• **AIM OF THE EXERCISE**: Pictures stay out. Extract the lines below from the first one through the line with "import * as", both included.

▼

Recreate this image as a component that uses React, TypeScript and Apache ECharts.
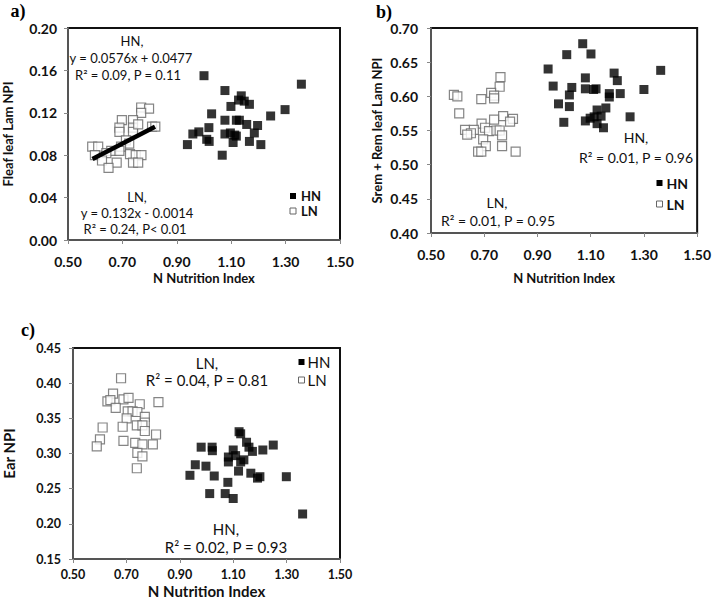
import React, { useEffect, useRef } from "react";
import * as echarts from "echarts";

// ---------- Panel a) Fleaf leaf Lam NPI ----------
const aHNx = [1.0, 1.077, 1.358, 1.137, 1.127, 1.148, 1.167, 1.099, 1.298, 1.028, 1.245, 1.077, 1.119, 1.13, 1.157, 1.197, 1.018, 0.981, 0.959, 1.077, 1.097, 1.113, 1.119, 1.185, 1.01, 1.019, 1.107, 1.167, 1.209, 0.939, 1.067];
const aHNy = [0.155, 0.141, 0.147, 0.136, 0.132, 0.131, 0.128, 0.126, 0.123, 0.119, 0.117, 0.113, 0.113, 0.113, 0.109, 0.108, 0.106, 0.102, 0.1, 0.1, 0.101, 0.099, 0.098, 0.101, 0.095, 0.093, 0.092, 0.093, 0.09, 0.09, 0.08];
const aLNx = [0.769, 0.798, 0.769, 0.698, 0.739, 0.689, 0.739, 0.689, 0.739, 0.758, 0.809, 0.821, 0.713, 0.725, 0.589, 0.611, 0.695, 0.659, 0.689, 0.599, 0.641, 0.728, 0.749, 0.77, 0.625, 0.679, 0.739, 0.758, 0.649];
const aLNy = [0.125, 0.124, 0.12, 0.113, 0.113, 0.106, 0.106, 0.102, 0.102, 0.109, 0.107, 0.107, 0.094, 0.091, 0.088, 0.088, 0.088, 0.084, 0.084, 0.08, 0.082, 0.081, 0.08, 0.08, 0.075, 0.073, 0.073, 0.073, 0.068];
// LN fit: y = 0.132x - 0.0014, drawn over the LN range
const aLNFitSlope = 0.132;
const aLNFitIntercept = -0.0014;
const aLNFitX = [0.59, 0.82];

// ---------- Panel b) Srem + Rem leaf Lam NPI ----------
const bHNx = [1.07, 1.01, 1.101, 0.94, 1.363, 1.188, 1.08, 1.2, 0.959, 1.029, 1.08, 1.12, 1.111, 1.3, 1.02, 1.17, 1.211, 1.17, 0.979, 1.02, 1.157, 1.124, 1.248, 1.139, 1.113, 1.098, 1.08, 0.999, 1.124, 1.148];
const bHNy = [0.677, 0.661, 0.662, 0.64, 0.638, 0.634, 0.627, 0.623, 0.615, 0.613, 0.611, 0.611, 0.61, 0.61, 0.602, 0.604, 0.604, 0.599, 0.589, 0.585, 0.583, 0.58, 0.57, 0.571, 0.57, 0.568, 0.564, 0.562, 0.56, 0.554];
const bLNx = [0.761, 0.758, 0.726, 0.737, 0.586, 0.599, 0.689, 0.737, 0.606, 0.771, 0.808, 0.797, 0.737, 0.69, 0.628, 0.661, 0.703, 0.718, 0.746, 0.758, 0.65, 0.636, 0.767, 0.696, 0.706, 0.767, 0.677, 0.689, 0.818];
const bLNy = [0.628, 0.614, 0.605, 0.601, 0.602, 0.6, 0.596, 0.597, 0.575, 0.571, 0.567, 0.563, 0.566, 0.56, 0.551, 0.551, 0.554, 0.549, 0.55, 0.55, 0.546, 0.544, 0.543, 0.537, 0.527, 0.527, 0.519, 0.519, 0.519];

// ---------- Panel c) Ear NPI ----------
const cHNx = [1.122, 1.128, 1.25, 1.15, 1.159, 1.172, 1.211, 0.98, 1.021, 1.022, 1.1, 1.109, 1.082, 1.082, 1.14, 1.128, 0.958, 0.998, 0.938, 1.029, 1.12, 1.166, 1.191, 1.2, 1.299, 1.08, 1.012, 1.07, 1.1, 1.36];
const cHNy = [0.331, 0.328, 0.312, 0.316, 0.309, 0.303, 0.305, 0.309, 0.309, 0.304, 0.305, 0.297, 0.295, 0.288, 0.291, 0.288, 0.284, 0.282, 0.269, 0.268, 0.275, 0.272, 0.265, 0.267, 0.267, 0.259, 0.243, 0.243, 0.236, 0.214];
const cLNx = [0.68, 0.65, 0.629, 0.64, 0.689, 0.708, 0.75, 0.82, 0.66, 0.705, 0.723, 0.741, 0.701, 0.769, 0.769, 0.739, 0.76, 0.611, 0.686, 0.769, 0.811, 0.601, 0.689, 0.733, 0.76, 0.799, 0.589, 0.741, 0.76, 0.739];
const cLNy = [0.407, 0.385, 0.374, 0.376, 0.377, 0.379, 0.37, 0.373, 0.365, 0.36, 0.36, 0.359, 0.35, 0.352, 0.344, 0.34, 0.34, 0.337, 0.338, 0.332, 0.327, 0.32, 0.318, 0.315, 0.313, 0.313, 0.31, 0.301, 0.296, 0.279];

const xTitle = "N Nutrition Index";
const yTitles = ["Fleaf leaf Lam NPI", "Srem + Rem leaf Lam NPI", "Ear NPI"];
const legendNames = ["HN", "LN"];

const FONT = "Lato, 'Open Sans', sans-serif";
const zip = (xs: number[], ys: number[]) => xs.map((x, i) => [x, ys[i]]);

export default function App() {
  const ref = useRef<HTMLDivElement>(null);
  useEffect(() => {
    if (!ref.current) return;
    const chart = echarts.init(ref.current, null, { renderer: "svg" });

    const grids = [
      { left: 63, top: 28, width: 277, height: 212 },
      { left: 431, top: 28, width: 267, height: 205 },
      { left: 66, top: 348, width: 274, height: 211 },
    ].map((g) => ({ ...g, show: true, borderColor: "#111", borderWidth: 2, backgroundColor: "transparent" }));

    const tickSize = [14, 14, 12.5];
    const titleSize = [13, 13, 15];
    const xLabelMargin = [14, 14, 9];
    const xNameGap = [31, 38, 24];
    const yNameGap = [54, 48, 57];
    const yLabelMargin = [11, 13, 12];
    const yRanges = [
      [0, 0.2, 0.04],
      [0.4, 0.7, 0.05],
      [0.15, 0.45, 0.05],
    ];

    const axisLine = { show: true, onZero: false, lineStyle: { color: "#555", width: 2 } };
    const axisTick = { show: true, inside: false, length: 4, lineStyle: { color: "#888" } };

    const xAxis = [0, 1, 2].map((i) => ({
      type: "value",
      gridIndex: i,
      min: 0.5,
      max: 1.5,
      interval: 0.2,
      splitLine: { show: false },
      axisLine,
      axisTick,
      axisLabel: {
        margin: xLabelMargin[i],
        formatter: (v: number) => v.toFixed(2),
        fontFamily: FONT,
        fontWeight: "bold",
        fontSize: tickSize[i],
        color: "#111",
      },
      name: xTitle,
      nameLocation: "middle",
      nameGap: xNameGap[i],
      nameTextStyle: { fontFamily: FONT, fontWeight: "bold", fontSize: titleSize[i], color: "#111" },
    }));

    const yAxis = [0, 1, 2].map((i) => ({
      type: "value",
      gridIndex: i,
      min: yRanges[i][0],
      max: yRanges[i][1],
      interval: yRanges[i][2],
      splitLine: { show: false },
      axisLine,
      axisTick,
      axisLabel: {
        margin: yLabelMargin[i],
        formatter: (v: number) => v.toFixed(2),
        fontFamily: FONT,
        fontWeight: "bold",
        fontSize: tickSize[i],
        color: "#111",
      },
      name: yTitles[i],
      nameLocation: "middle",
      nameGap: yNameGap[i],
      nameRotate: 90,
      nameTextStyle: { fontFamily: FONT, fontWeight: "bold", fontSize: titleSize[i], color: "#111" },
    }));

    const hnStyle = { color: "#000", borderColor: "#000", borderWidth: 0 };
    const lnStyle = { color: "#fff", borderColor: "#666", borderWidth: 1.2 };
    const panels = [
      [aHNx, aHNy, aLNx, aLNy],
      [bHNx, bHNy, bLNx, bLNy],
      [cHNx, cHNy, cLNx, cLNy],
    ];
    const series: any[] = [];
    panels.forEach((p, i) => {
      series.push({
        type: "scatter", name: "LN", xAxisIndex: i, yAxisIndex: i,
        symbol: "rect", symbolSize: 9, itemStyle: lnStyle, data: zip(p[2], p[3]), z: 2,
      });
      series.push({
        type: "scatter", name: "HN", xAxisIndex: i, yAxisIndex: i,
        symbol: "rect", symbolSize: 9, itemStyle: hnStyle, data: zip(p[0], p[1]), z: 3,
      });
    });
    series.push({
      type: "line", name: "LN fit", xAxisIndex: 0, yAxisIndex: 0, showSymbol: false, symbol: "none",
      lineStyle: { color: "#000", width: 4.5 }, z: 4,
      data: aLNFitX.map((x) => [x, aLNFitSlope * x + aLNFitIntercept]),
    });

    const t = (text: string, x: number, y: number, size: number, extra: any = {}) => ({
      type: "text",
      x,
      y,
      style: { text, textAlign: "center", textVerticalAlign: "middle", font: `${size}px ${FONT}`, fill: "#111", ...extra },
    });
    const serif = (text: string, x: number, y: number) => ({
      type: "text", x, y,
      style: { text, textAlign: "center", textVerticalAlign: "middle", font: "bold 18px 'Liberation Serif', serif", fill: "#000" },
    });

    // legend boxes: [markerCenterX, textX, firstRowY, rowGap, fontSize, bold]
    const legendPos: [number, number, number, number, number, boolean][] = [
      [293, 301, 196, 15, 13, true],
      [659.5, 666.5, 183, 21, 14, true],
      [301.5, 307.5, 362, 18, 15, false],
    ];
    const legendGraphics: any[] = [];
    legendPos.forEach(([mx, tx, my, gap, fs, bold]) => {
      legendNames.forEach((name, k) => {
        const y = my + k * gap;
        const isHN = name === "HN";
        legendGraphics.push({
          type: "rect",
          shape: { x: mx - 3, y: y - 3, width: 6, height: 6 },
          style: isHN ? { fill: "#000" } : { fill: "#fff", stroke: "#666", lineWidth: 1 },
        });
        legendGraphics.push({
          type: "text", x: tx, y,
          style: { text: name, textAlign: "left", textVerticalAlign: "middle", font: `${bold ? "bold " : ""}${fs}px ${FONT}`, fill: "#111" },
        });
      });
    });

    const graphic = [
      serif("a)", 18, 11),
      serif("b)", 384, 12),
      serif("c)", 28, 330),
      t("HN,", 132, 41, 13),
      t("y = 0.0576x + 0.0477", 131, 58, 13),
      t("R² = 0.09, P = 0.11", 128, 75, 13),
      t("LN,", 137, 197, 13),
      t("y = 0.132x - 0.0014", 137, 213, 13),
      t("R² = 0.24, P< 0.01", 135, 229, 13),
      t("HN,", 636, 137, 14),
      t("R² = 0.01, P = 0.96", 636, 157, 14),
      t("LN,", 497, 202, 14),
      t("R² = 0.01, P = 0.95", 498, 220, 14),
      t("LN,", 207, 363, 15),
      t("R² = 0.04, P = 0.81", 207, 380, 15),
      t("HN,", 226, 529, 15),
      t("R² = 0.02, P = 0.93", 226, 547, 15),
      ...legendGraphics,
    ];

    chart.setOption({
      animation: false,
      backgroundColor: "#fff",
      grid: grids,
      xAxis,
      yAxis,
      series,
      graphic,
    });
    return () => chart.dispose();
  }, []);
  return <div ref={ref} style={{ width: 714, height: 603, position: "absolute", left: 0, top: 0 }} />;
}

▲

• **RESULT OF THE TASK**:
Recreate this image as a component that uses React, TypeScript and Apache ECharts.
import React, { useEffect, useRef } from "react";
import * as echarts from "echarts";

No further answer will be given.